Collectively, the risks associated with routine use of macrolides for common diagnoses should be weighed against the potentially low utility of these agents in most adults admitted with a CAP diagnosis. The desirability of outcome ranking trial design was developed to assess the risks and benefits between various treatment strategies.^{Reference Evans, Rubin and Follmann48} This novel approach should be considered for future studies to address the role of empiric atypical coverage in non-severe hospitalized patients with CAP to more comprehensively inform overall impact integrating benefits and harms.

Suggested approach for empiric antibacterial coverage in non-severe hospitalized patients with CAP (Table 4)

For the majority of patients hospitalized with non-severe CAP, we suggest that standard empiric treatment should include β–lactam monotherapy (Table 4).

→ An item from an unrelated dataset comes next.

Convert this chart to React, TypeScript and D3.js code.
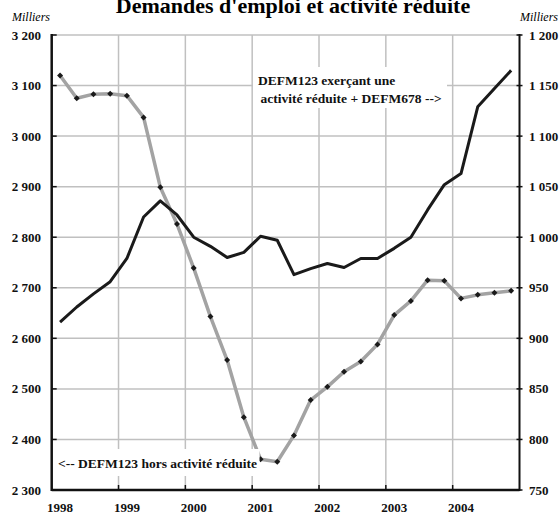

As empiric β–lactam-macrolide combination therapy may only benefit non-severe CAP patients with features of sepsis or those with risk factors for Legionella, we would reserve upfront macrolide therapy for these individuals outside the ICU.

Table 4. Initial treatment strategies for inpatients with non-severe community-acquired pneumonia (CAP)

^a Risk factors for Legionella: travel to Europe in summer months, environmental water exposure (pools, hot tubs, birthing pools, cooling towers, tropical storms), association with a known Legionella outbreak.

^b Severe immune compromise: active neutropenia, solid organ transplant or hematopoietic stem cell transplant recipients, patients on prednisone ≥20 mg daily or equivalent for ≥2 weeks, or acquired immunodeficiency syndrome (AIDS).

Summary

In conclusion, routine empiric atypical antibacterial coverage may not be necessary for all non-severe patients hospitalized with CAP. Among existing data including well-conducted RCTs, combination therapy with a macrolide has not been associated with a mortality benefit but may decrease time to clinical stability in those with non-severe CAP and PSI category IV pneumonia. These findings taken together with the increased development of macrolide resistance, risks of cardiac events and other harms, and low incidence of atypical pathogens in pneumonia suggest we should reconsider the routine empiric addition of macrolides to standard inpatient treatment regimens for CAP.